The system's programmable modem offers several waveforms and data rates that can be selected during flight. Replacing the radio frequency converter and antenna can easily change the Ku band operating frequency. The antenna itself can be changed from omni-directional to directional for broadcast or directed transmissions. Options include bulk encryption and programmable uplink or downlink data rates.

The TCDL ground data terminal accommodates a variety of tactical field situations, enabling two people to set it up in a half-hour. The design includes a 400-meter fiber-optic cable between the radiating antenna/modem assemblies and the Link Interface Unit. An omni-directional antenna is also provided for close-in operations. The nominal uplink data rate of 200 Kbps includes direct-sequence, spread-spectrum modulation.

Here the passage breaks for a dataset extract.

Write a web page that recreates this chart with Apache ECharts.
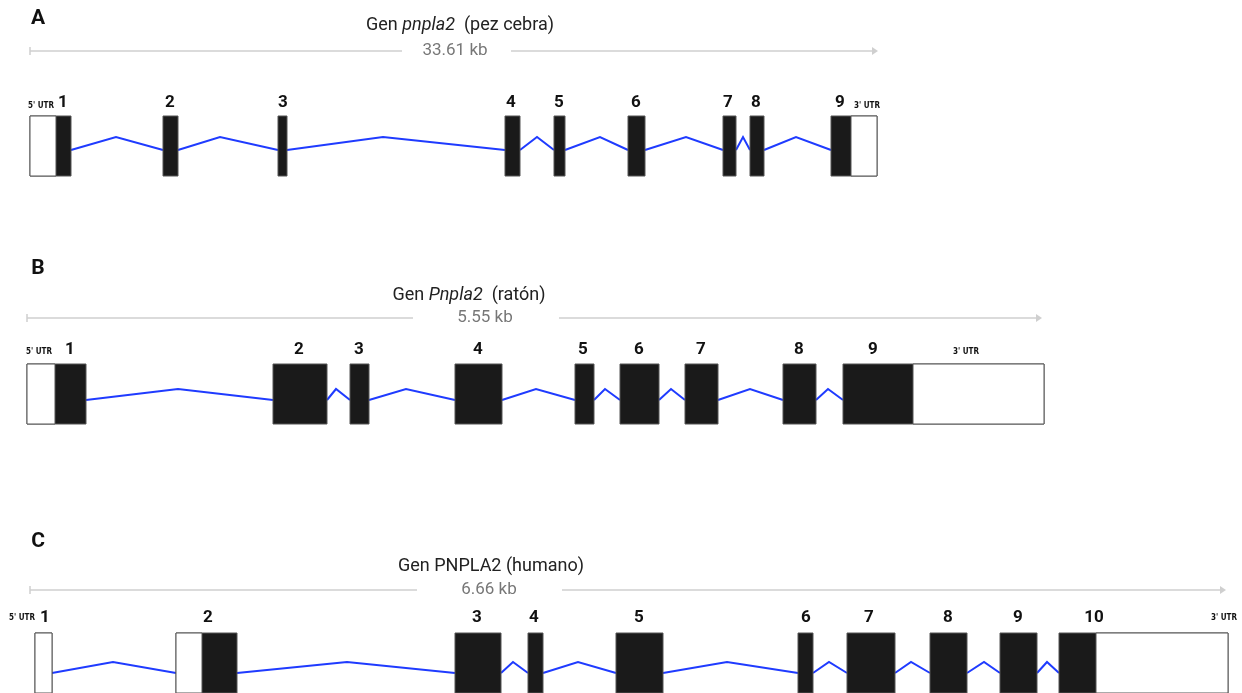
<!DOCTYPE html>
<html>
<head>
<meta charset="utf-8">
<script src="https://cdn.jsdelivr.net/npm/echarts@6/dist/echarts.min.js"></script>
<style>
  html, body { margin: 0; padding: 0; background: #fff; }
  #chart { width: 1242px; height: 693px; }
</style>
</head>
<body>
<div id="chart"></div>
<script>
// posiciones de exones (inicio / fin) en la escala del dibujo, UTR incluidas
const exonStartA = [30, 163, 278, 505, 554, 628, 723, 750, 831];
const exonEndA   = [71, 178, 287, 520, 565, 645, 736, 764, 877];
const utrA       = [[30, 56], [851, 877]];
const peakA      = [116, 220, 383, 537, 600, 686, 743, 796];
const labelA     = [63, 170, 283, 511, 559, 636, 728, 756, 840];

const exonStartB = [27, 273, 350, 455, 575, 620, 685, 783, 843];
const exonEndB   = [86, 327, 369, 502, 594, 659, 718, 816, 1044];
const utrB       = [[27, 55], [913, 1044]];
const peakB      = [178, 336, 406, 536, 605, 671, 750, 828];
const labelB     = [70, 299, 359, 478, 583, 639, 701, 799, 873];

const exonStartC = [35, 176, 455, 528, 616, 798, 847, 930, 1000, 1059];
const exonEndC   = [52, 237, 501, 543, 663, 813, 895, 967, 1037, 1228];
const utrC       = [[35, 52], [176, 202], [1096, 1228]];
const peakC      = [113, 347, 513, 578, 727, 829, 911, 984, 1047];
const labelC     = [45, 208, 477, 534, 639, 806, 869, 948, 1018, 1094];

// longitud de cada gen (barra de escala)
const scaleA = [30, 878];
const scaleB = [27, 1042];
const scaleC = [30, 1226];

// layout de cada fila
const panels = [
  { letter: 'A', letterY: 19, title: 'Gen {i|pnpla2}  (pez cebra)', titleX: 460, titleY: 25,
    kb: '33.61 kb', kbX: 455, kbGap: [402, 511], scale: scaleA, scaleY: 51,
    top: 116, bottom: 176, base: 150, peak: 137, labelY: 103, utrLabelY: 106,
    starts: exonStartA, ends: exonEndA, utr: utrA, peaks: peakA, labels: labelA,
    utr5X: 41, utr3X: 867 },
  { letter: 'B', letterY: 269, title: 'Gen {i|Pnpla2}  (ratón)', titleX: 469, titleY: 295,
    kb: '5.55 kb', kbX: 485, kbGap: [413, 559], scale: scaleB, scaleY: 318,
    top: 364, bottom: 424, base: 400, peak: 389, labelY: 350, utrLabelY: 352,
    starts: exonStartB, ends: exonEndB, utr: utrB, peaks: peakB, labels: labelB,
    utr5X: 39, utr3X: 966 },
  { letter: 'C', letterY: 542, title: 'Gen PNPLA2 (humano)', titleX: 491, titleY: 566,
    kb: '6.66 kb', kbX: 489, kbGap: [417, 562], scale: scaleC, scaleY: 590,
    top: 633, bottom: 693, base: 673, peak: 662, labelY: 618, utrLabelY: 618,
    starts: exonStartC, ends: exonEndC, utr: utrC, peaks: peakC, labels: labelC,
    utr5X: 22, utr3X: 1224 }
];

const FONT = 'Roboto, "Noto Sans", sans-serif';
const NARROW = '"Liberation Sans Narrow", "DejaVu Sans Condensed", sans-serif';

function exonSeries(p) {
  return {
    type: 'custom',
    silent: true,
    data: p.starts.map((s, i) => [s, p.ends[i]]),
    renderItem: (params, api) => {
      const a = api.coord([api.value(0), p.top]);
      const b = api.coord([api.value(1), p.bottom]);
      return {
        type: 'rect',
        shape: { x: a[0], y: a[1], width: b[0] - a[0], height: b[1] - a[1] },
        style: { fill: '#1a1a1a', stroke: '#555', lineWidth: 1 }
      };
    }
  };
}

function utrSeries(p) {
  return {
    type: 'custom',
    silent: true,
    data: p.utr,
    renderItem: (params, api) => {
      const a = api.coord([api.value(0), p.top]);
      const b = api.coord([api.value(1), p.bottom]);
      return {
        type: 'rect',
        shape: { x: a[0], y: a[1], width: b[0] - a[0], height: b[1] - a[1] },
        style: { fill: '#fff', stroke: '#555', lineWidth: 1 }
      };
    }
  };
}

function intronSeries(p) {
  return {
    type: 'custom',
    silent: true,
    data: p.peaks.map((k, i) => [p.ends[i], k, p.starts[i + 1]]),
    renderItem: (params, api) => {
      return {
        type: 'polyline',
        shape: { points: [
          api.coord([api.value(0), p.base]),
          api.coord([api.value(1), p.peak]),
          api.coord([api.value(2), p.base])
        ] },
        style: { fill: null, stroke: '#1f3bff', lineWidth: 2 }
      };
    }
  };
}

function labelSeries(p) {
  return {
    type: 'custom',
    silent: true,
    data: p.labels.map((x, i) => [x, i + 1]),
    renderItem: (params, api) => {
      const c = api.coord([api.value(0), p.labelY]);
      return {
        type: 'text',
        x: c[0], y: c[1],
        style: {
          text: String(api.value(1)), align: 'center', verticalAlign: 'middle',
          fontSize: 17, fontWeight: 'bold', fontFamily: FONT, fill: '#111'
        }
      };
    }
  };
}

const graphics = [];
panels.forEach(p => {
  graphics.push({ type: 'text', x: 38, y: p.letterY,
    style: { text: p.letter, align: 'center', verticalAlign: 'middle', fontSize: 21,
      fontWeight: 'bold', fontFamily: FONT, fill: '#111' } });
  graphics.push({ type: 'text', x: p.titleX, y: p.titleY,
    style: { text: p.title, align: 'center', verticalAlign: 'middle', fontSize: 18,
      fontFamily: FONT, fill: '#222', rich: { i: { fontStyle: 'italic', fontSize: 18, fontFamily: FONT, fill: '#222' } } } });
  graphics.push({ type: 'text', x: p.kbX, y: p.scaleY,
    style: { text: p.kb, align: 'center', verticalAlign: 'middle', fontSize: 17,
      fontFamily: FONT, fill: '#777' } });
  const y = p.scaleY;
  const line = { stroke: '#cfcfcf', lineWidth: 1.5 };
  graphics.push({ type: 'line', shape: { x1: p.scale[0], y1: y, x2: p.kbGap[0], y2: y }, style: line });
  graphics.push({ type: 'line', shape: { x1: p.kbGap[1], y1: y, x2: p.scale[1] - 4, y2: y }, style: line });
  graphics.push({ type: 'line', shape: { x1: p.scale[0], y1: y - 4, x2: p.scale[0], y2: y + 4 }, style: line });
  graphics.push({ type: 'polygon', shape: { points: [[p.scale[1] - 6, y - 4], [p.scale[1], y], [p.scale[1] - 6, y + 4]] },
    style: { fill: '#cfcfcf' } });
  graphics.push({ type: 'text', x: p.utr5X, y: p.utrLabelY,
    style: { text: "5' UTR", align: 'center', verticalAlign: 'middle', fontSize: 8,
      fontWeight: 'bold', fontFamily: NARROW, fill: '#111' } });
  graphics.push({ type: 'text', x: p.utr3X, y: p.utrLabelY,
    style: { text: "3' UTR", align: 'center', verticalAlign: 'middle', fontSize: 8,
      fontWeight: 'bold', fontFamily: NARROW, fill: '#111' } });
});

const series = [];
panels.forEach(p => {
  series.push(intronSeries(p), exonSeries(p), utrSeries(p), labelSeries(p));
});

const chart = echarts.init(document.getElementById('chart'));
chart.setOption({
  animation: false,
  backgroundColor: '#fff',
  grid: { left: 0, right: 0, top: 0, bottom: 0 },
  xAxis: { type: 'value', min: 0, max: 1242, show: false },
  yAxis: { type: 'value', min: 0, max: 693, inverse: true, show: false },
  graphic: graphics,
  series: series
});
</script>
</body>
</html>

An integral part of network-centric warfare

Though the P-3 has historically been used as an antisubmarine craft, in recent years it has seen duty in other fields. The U.S. Customs Service, for example, uses the plane to assist in intercepting narcotics smuggling. Most important, the P-3 has become an integral part of Operation Enduring Freedom, something that the TCDL system helped make possible.

Adding the TCDL data link capability to Navy assets has provided ship-based and land-based commanders eyes-on-target information at distances and speeds previously unheard of - enabling  air, surface and ground forces to significantly shorten the time needed to accurately put ordnance on target. Current TCDL systems have also been connected to the Secret Internet Protocol Router Network (SIPRNET) for secure network transfer of digital information. In short, the P-3 has been updated for the Internet age.

The demand for P-3 aircraft equipped with the TCDL and other AIP systems will continue to rise. During the ongoing fiscal year 2003 budget reviews by both the House and Senate Armed Services Committees, the P-3 community has received the funding necessary to further improve its ability to support the United States in future military conflicts. As a result, and thanks to the successful implementation of TCDL, P-3 Orion's star isn't likely to set on military service anytime soon.